▶ **Written instruction**
Return the material exactly as supplied, apart from the pictures, which are omitted.

▶ **Dataset excerpt**

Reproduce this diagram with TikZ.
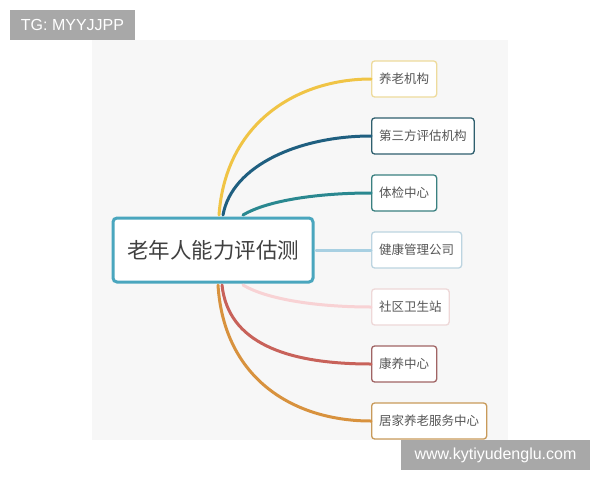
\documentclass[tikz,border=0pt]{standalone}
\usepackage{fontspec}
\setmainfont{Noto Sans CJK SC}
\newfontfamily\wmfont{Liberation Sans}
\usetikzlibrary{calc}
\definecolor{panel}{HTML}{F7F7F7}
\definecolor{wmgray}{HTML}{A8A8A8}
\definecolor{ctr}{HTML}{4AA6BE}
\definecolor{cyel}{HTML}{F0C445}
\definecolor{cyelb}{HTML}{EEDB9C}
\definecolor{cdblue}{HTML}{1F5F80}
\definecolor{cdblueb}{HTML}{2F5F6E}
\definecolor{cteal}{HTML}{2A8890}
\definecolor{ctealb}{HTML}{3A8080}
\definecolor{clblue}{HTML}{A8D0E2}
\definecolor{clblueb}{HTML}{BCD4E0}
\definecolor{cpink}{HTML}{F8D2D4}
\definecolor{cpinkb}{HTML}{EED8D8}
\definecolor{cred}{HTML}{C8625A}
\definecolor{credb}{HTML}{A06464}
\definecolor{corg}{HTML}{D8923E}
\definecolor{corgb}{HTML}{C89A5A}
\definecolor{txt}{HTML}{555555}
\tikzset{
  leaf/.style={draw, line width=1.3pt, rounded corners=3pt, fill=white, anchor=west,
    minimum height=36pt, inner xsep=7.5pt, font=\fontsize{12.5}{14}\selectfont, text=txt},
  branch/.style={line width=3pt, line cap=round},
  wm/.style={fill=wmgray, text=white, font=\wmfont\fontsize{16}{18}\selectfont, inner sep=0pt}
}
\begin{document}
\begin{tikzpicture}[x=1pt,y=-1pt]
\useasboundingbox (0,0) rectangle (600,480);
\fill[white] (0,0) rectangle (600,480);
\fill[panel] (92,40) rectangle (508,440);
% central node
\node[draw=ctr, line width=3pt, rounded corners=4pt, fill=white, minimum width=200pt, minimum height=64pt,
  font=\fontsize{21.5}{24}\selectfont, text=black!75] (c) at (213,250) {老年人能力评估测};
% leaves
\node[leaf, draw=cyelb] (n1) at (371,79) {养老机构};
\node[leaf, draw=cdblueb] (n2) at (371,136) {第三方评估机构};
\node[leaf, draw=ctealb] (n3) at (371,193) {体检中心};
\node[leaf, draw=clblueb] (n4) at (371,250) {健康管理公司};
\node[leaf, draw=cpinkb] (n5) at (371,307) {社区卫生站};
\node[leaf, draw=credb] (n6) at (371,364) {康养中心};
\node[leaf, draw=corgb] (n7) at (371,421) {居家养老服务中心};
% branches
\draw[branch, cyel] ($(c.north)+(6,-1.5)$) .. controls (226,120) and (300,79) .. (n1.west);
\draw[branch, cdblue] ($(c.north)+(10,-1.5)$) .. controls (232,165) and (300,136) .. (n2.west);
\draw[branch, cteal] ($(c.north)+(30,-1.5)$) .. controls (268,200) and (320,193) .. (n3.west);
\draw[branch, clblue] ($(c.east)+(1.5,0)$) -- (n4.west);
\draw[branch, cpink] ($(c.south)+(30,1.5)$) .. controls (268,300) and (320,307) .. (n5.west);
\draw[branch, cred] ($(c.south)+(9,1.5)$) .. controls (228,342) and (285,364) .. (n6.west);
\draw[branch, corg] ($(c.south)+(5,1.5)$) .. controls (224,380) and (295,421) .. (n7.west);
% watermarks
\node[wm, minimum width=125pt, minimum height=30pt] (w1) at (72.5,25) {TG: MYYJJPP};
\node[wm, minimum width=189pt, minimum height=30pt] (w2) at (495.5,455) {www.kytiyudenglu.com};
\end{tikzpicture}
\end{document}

▶ **Task result**
Reproduce this diagram with TikZ.
\documentclass[tikz,border=0pt]{standalone}
\usepackage{fontspec}
\setmainfont{Noto Sans CJK SC}
\newfontfamily\wmfont{Liberation Sans}
\usetikzlibrary{calc}
\definecolor{panel}{HTML}{F7F7F7}
\definecolor{wmgray}{HTML}{A8A8A8}
\definecolor{ctr}{HTML}{4AA6BE}
\definecolor{cyel}{HTML}{F0C445}
\definecolor{cyelb}{HTML}{EEDB9C}
\definecolor{cdblue}{HTML}{1F5F80}
\definecolor{cdblueb}{HTML}{2F5F6E}
\definecolor{cteal}{HTML}{2A8890}
\definecolor{ctealb}{HTML}{3A8080}
\definecolor{clblue}{HTML}{A8D0E2}
\definecolor{clblueb}{HTML}{BCD4E0}
\definecolor{cpink}{HTML}{F8D2D4}
\definecolor{cpinkb}{HTML}{EED8D8}
\definecolor{cred}{HTML}{C8625A}
\definecolor{credb}{HTML}{A06464}
\definecolor{corg}{HTML}{D8923E}
\definecolor{corgb}{HTML}{C89A5A}
\definecolor{txt}{HTML}{555555}
\tikzset{
  leaf/.style={draw, line width=1.3pt, rounded corners=3pt, fill=white, anchor=west,
    minimum height=36pt, inner xsep=7.5pt, font=\fontsize{12.5}{14}\selectfont, text=txt},
  branch/.style={line width=3pt, line cap=round},
  wm/.style={fill=wmgray, text=white, font=\wmfont\fontsize{16}{18}\selectfont, inner sep=0pt}
}
\begin{document}
\begin{tikzpicture}[x=1pt,y=-1pt]
\useasboundingbox (0,0) rectangle (600,480);
\fill[white] (0,0) rectangle (600,480);
\fill[panel] (92,40) rectangle (508,440);
% central node
\node[draw=ctr, line width=3pt, rounded corners=4pt, fill=white, minimum width=200pt, minimum height=64pt,
  font=\fontsize{21.5}{24}\selectfont, text=black!75] (c) at (213,250) {老年人能力评估测};
% leaves
\node[leaf, draw=cyelb] (n1) at (371,79) {养老机构};
\node[leaf, draw=cdblueb] (n2) at (371,136) {第三方评估机构};
\node[leaf, draw=ctealb] (n3) at (371,193) {体检中心};
\node[leaf, draw=clblueb] (n4) at (371,250) {健康管理公司};
\node[leaf, draw=cpinkb] (n5) at (371,307) {社区卫生站};
\node[leaf, draw=credb] (n6) at (371,364) {康养中心};
\node[leaf, draw=corgb] (n7) at (371,421) {居家养老服务中心};
% branches
\draw[branch, cyel] ($(c.north)+(6,-1.5)$) .. controls (226,120) and (300,79) .. (n1.west);
\draw[branch, cdblue] ($(c.north)+(10,-1.5)$) .. controls (232,165) and (300,136) .. (n2.west);
\draw[branch, cteal] ($(c.north)+(30,-1.5)$) .. controls (268,200) and (320,193) .. (n3.west);
\draw[branch, clblue] ($(c.east)+(1.5,0)$) -- (n4.west);
\draw[branch, cpink] ($(c.south)+(30,1.5)$) .. controls (268,300) and (320,307) .. (n5.west);
\draw[branch, cred] ($(c.south)+(9,1.5)$) .. controls (228,342) and (285,364) .. (n6.west);
\draw[branch, corg] ($(c.south)+(5,1.5)$) .. controls (224,380) and (295,421) .. (n7.west);
% watermarks
\node[wm, minimum width=125pt, minimum height=30pt] (w1) at (72.5,25) {TG: MYYJJPP};
\node[wm, minimum width=189pt, minimum height=30pt] (w2) at (495.5,455) {www.kytiyudenglu.com};
\end{tikzpicture}
\end{document}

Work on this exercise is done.